Your task is to copy the listing exactly, with the pictures left out.

— BEGIN —

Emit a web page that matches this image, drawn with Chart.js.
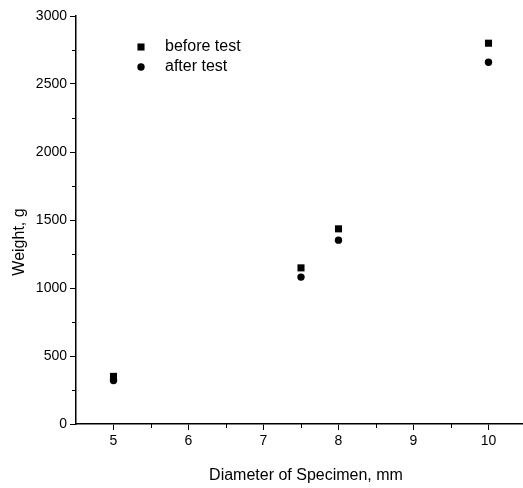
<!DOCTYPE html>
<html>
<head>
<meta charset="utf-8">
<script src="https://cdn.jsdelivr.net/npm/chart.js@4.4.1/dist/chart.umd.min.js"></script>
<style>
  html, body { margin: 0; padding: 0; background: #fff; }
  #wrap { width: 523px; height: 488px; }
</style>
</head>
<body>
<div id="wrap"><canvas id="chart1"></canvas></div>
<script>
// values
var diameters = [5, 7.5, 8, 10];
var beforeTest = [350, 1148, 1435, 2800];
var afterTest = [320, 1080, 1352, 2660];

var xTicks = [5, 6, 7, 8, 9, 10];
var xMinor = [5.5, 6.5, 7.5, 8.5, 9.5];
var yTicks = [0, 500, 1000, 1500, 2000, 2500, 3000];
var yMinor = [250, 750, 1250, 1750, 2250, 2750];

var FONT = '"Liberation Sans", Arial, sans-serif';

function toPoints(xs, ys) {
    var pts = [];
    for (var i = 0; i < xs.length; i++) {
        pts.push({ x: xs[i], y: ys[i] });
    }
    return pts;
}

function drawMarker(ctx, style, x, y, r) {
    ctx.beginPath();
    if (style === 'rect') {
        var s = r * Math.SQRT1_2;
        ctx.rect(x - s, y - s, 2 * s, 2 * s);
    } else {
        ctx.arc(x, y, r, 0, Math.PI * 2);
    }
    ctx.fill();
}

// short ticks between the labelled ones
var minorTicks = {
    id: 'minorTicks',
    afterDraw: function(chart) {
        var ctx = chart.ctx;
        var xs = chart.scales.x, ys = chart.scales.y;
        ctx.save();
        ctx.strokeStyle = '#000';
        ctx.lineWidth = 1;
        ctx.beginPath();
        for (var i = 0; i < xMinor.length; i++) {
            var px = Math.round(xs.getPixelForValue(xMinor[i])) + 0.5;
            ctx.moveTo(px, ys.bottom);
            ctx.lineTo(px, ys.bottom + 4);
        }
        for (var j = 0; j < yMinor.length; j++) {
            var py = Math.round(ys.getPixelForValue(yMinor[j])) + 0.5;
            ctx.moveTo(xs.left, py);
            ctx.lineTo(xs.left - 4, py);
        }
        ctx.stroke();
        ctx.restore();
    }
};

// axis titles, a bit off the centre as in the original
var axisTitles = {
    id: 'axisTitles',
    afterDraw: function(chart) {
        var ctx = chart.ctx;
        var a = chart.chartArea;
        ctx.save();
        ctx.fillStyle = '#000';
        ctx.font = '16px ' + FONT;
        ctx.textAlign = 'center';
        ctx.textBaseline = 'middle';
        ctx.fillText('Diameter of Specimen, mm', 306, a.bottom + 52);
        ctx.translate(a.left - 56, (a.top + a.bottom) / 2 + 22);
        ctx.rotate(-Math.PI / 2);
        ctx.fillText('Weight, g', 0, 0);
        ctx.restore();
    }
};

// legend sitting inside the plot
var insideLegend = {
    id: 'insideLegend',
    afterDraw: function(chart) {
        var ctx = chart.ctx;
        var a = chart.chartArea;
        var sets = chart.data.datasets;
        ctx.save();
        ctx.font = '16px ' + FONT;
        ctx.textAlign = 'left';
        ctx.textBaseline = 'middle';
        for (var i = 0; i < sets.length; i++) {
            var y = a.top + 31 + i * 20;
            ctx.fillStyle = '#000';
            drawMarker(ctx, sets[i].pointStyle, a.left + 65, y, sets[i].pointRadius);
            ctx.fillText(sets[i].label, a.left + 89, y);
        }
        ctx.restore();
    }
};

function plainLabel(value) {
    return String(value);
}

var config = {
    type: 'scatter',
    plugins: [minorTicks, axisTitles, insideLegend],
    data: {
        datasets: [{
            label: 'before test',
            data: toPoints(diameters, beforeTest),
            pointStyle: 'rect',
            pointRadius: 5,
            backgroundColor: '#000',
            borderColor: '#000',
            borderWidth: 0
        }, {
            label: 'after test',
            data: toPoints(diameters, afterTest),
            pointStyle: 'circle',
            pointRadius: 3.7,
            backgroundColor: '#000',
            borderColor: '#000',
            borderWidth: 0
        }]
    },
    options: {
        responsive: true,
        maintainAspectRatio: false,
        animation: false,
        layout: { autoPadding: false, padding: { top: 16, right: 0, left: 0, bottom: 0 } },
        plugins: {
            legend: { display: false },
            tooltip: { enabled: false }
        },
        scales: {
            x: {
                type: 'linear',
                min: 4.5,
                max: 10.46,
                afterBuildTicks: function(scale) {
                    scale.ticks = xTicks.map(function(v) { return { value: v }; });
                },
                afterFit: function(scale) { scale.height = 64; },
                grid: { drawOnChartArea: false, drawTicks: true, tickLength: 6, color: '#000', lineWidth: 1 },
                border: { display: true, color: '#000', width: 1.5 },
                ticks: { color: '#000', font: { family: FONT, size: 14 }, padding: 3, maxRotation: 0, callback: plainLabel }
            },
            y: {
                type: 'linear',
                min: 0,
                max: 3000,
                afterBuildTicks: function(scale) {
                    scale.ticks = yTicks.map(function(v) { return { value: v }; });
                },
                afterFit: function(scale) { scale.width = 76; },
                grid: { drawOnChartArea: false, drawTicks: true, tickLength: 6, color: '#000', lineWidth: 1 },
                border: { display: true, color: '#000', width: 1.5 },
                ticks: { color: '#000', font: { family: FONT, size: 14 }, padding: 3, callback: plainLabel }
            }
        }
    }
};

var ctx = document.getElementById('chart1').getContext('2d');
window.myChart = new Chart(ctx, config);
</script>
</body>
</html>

— END —

Exercise output:
Emit a web page that matches this image, drawn with Chart.js.
<!DOCTYPE html>
<html>
<head>
<meta charset="utf-8">
<script src="https://cdn.jsdelivr.net/npm/chart.js@4.4.1/dist/chart.umd.min.js"></script>
<style>
  html, body { margin: 0; padding: 0; background: #fff; }
  #wrap { width: 523px; height: 488px; }
</style>
</head>
<body>
<div id="wrap"><canvas id="chart1"></canvas></div>
<script>
// values
var diameters = [5, 7.5, 8, 10];
var beforeTest = [350, 1148, 1435, 2800];
var afterTest = [320, 1080, 1352, 2660];

var xTicks = [5, 6, 7, 8, 9, 10];
var xMinor = [5.5, 6.5, 7.5, 8.5, 9.5];
var yTicks = [0, 500, 1000, 1500, 2000, 2500, 3000];
var yMinor = [250, 750, 1250, 1750, 2250, 2750];

var FONT = '"Liberation Sans", Arial, sans-serif';

function toPoints(xs, ys) {
    var pts = [];
    for (var i = 0; i < xs.length; i++) {
        pts.push({ x: xs[i], y: ys[i] });
    }
    return pts;
}

function drawMarker(ctx, style, x, y, r) {
    ctx.beginPath();
    if (style === 'rect') {
        var s = r * Math.SQRT1_2;
        ctx.rect(x - s, y - s, 2 * s, 2 * s);
    } else {
        ctx.arc(x, y, r, 0, Math.PI * 2);
    }
    ctx.fill();
}

// short ticks between the labelled ones
var minorTicks = {
    id: 'minorTicks',
    afterDraw: function(chart) {
        var ctx = chart.ctx;
        var xs = chart.scales.x, ys = chart.scales.y;
        ctx.save();
        ctx.strokeStyle = '#000';
        ctx.lineWidth = 1;
        ctx.beginPath();
        for (var i = 0; i < xMinor.length; i++) {
            var px = Math.round(xs.getPixelForValue(xMinor[i])) + 0.5;
            ctx.moveTo(px, ys.bottom);
            ctx.lineTo(px, ys.bottom + 4);
        }
        for (var j = 0; j < yMinor.length; j++) {
            var py = Math.round(ys.getPixelForValue(yMinor[j])) + 0.5;
            ctx.moveTo(xs.left, py);
            ctx.lineTo(xs.left - 4, py);
        }
        ctx.stroke();
        ctx.restore();
    }
};

// axis titles, a bit off the centre as in the original
var axisTitles = {
    id: 'axisTitles',
    afterDraw: function(chart) {
        var ctx = chart.ctx;
        var a = chart.chartArea;
        ctx.save();
        ctx.fillStyle = '#000';
        ctx.font = '16px ' + FONT;
        ctx.textAlign = 'center';
        ctx.textBaseline = 'middle';
        ctx.fillText('Diameter of Specimen, mm', 306, a.bottom + 52);
        ctx.translate(a.left - 56, (a.top + a.bottom) / 2 + 22);
        ctx.rotate(-Math.PI / 2);
        ctx.fillText('Weight, g', 0, 0);
        ctx.restore();
    }
};

// legend sitting inside the plot
var insideLegend = {
    id: 'insideLegend',
    afterDraw: function(chart) {
        var ctx = chart.ctx;
        var a = chart.chartArea;
        var sets = chart.data.datasets;
        ctx.save();
        ctx.font = '16px ' + FONT;
        ctx.textAlign = 'left';
        ctx.textBaseline = 'middle';
        for (var i = 0; i < sets.length; i++) {
            var y = a.top + 31 + i * 20;
            ctx.fillStyle = '#000';
            drawMarker(ctx, sets[i].pointStyle, a.left + 65, y, sets[i].pointRadius);
            ctx.fillText(sets[i].label, a.left + 89, y);
        }
        ctx.restore();
    }
};

function plainLabel(value) {
    return String(value);
}

var config = {
    type: 'scatter',
    plugins: [minorTicks, axisTitles, insideLegend],
    data: {
        datasets: [{
            label: 'before test',
            data: toPoints(diameters, beforeTest),
            pointStyle: 'rect',
            pointRadius: 5,
            backgroundColor: '#000',
            borderColor: '#000',
            borderWidth: 0
        }, {
            label: 'after test',
            data: toPoints(diameters, afterTest),
            pointStyle: 'circle',
            pointRadius: 3.7,
            backgroundColor: '#000',
            borderColor: '#000',
            borderWidth: 0
        }]
    },
    options: {
        responsive: true,
        maintainAspectRatio: false,
        animation: false,
        layout: { autoPadding: false, padding: { top: 16, right: 0, left: 0, bottom: 0 } },
        plugins: {
            legend: { display: false },
            tooltip: { enabled: false }
        },
        scales: {
            x: {
                type: 'linear',
                min: 4.5,
                max: 10.46,
                afterBuildTicks: function(scale) {
                    scale.ticks = xTicks.map(function(v) { return { value: v }; });
                },
                afterFit: function(scale) { scale.height = 64; },
                grid: { drawOnChartArea: false, drawTicks: true, tickLength: 6, color: '#000', lineWidth: 1 },
                border: { display: true, color: '#000', width: 1.5 },
                ticks: { color: '#000', font: { family: FONT, size: 14 }, padding: 3, maxRotation: 0, callback: plainLabel }
            },
            y: {
                type: 'linear',
                min: 0,
                max: 3000,
                afterBuildTicks: function(scale) {
                    scale.ticks = yTicks.map(function(v) { return { value: v }; });
                },
                afterFit: function(scale) { scale.width = 76; },
                grid: { drawOnChartArea: false, drawTicks: true, tickLength: 6, color: '#000', lineWidth: 1 },
                border: { display: true, color: '#000', width: 1.5 },
                ticks: { color: '#000', font: { family: FONT, size: 14 }, padding: 3, callback: plainLabel }
            }
        }
    }
};

var ctx = document.getElementById('chart1').getContext('2d');
window.myChart = new Chart(ctx, config);
</script>
</body>
</html>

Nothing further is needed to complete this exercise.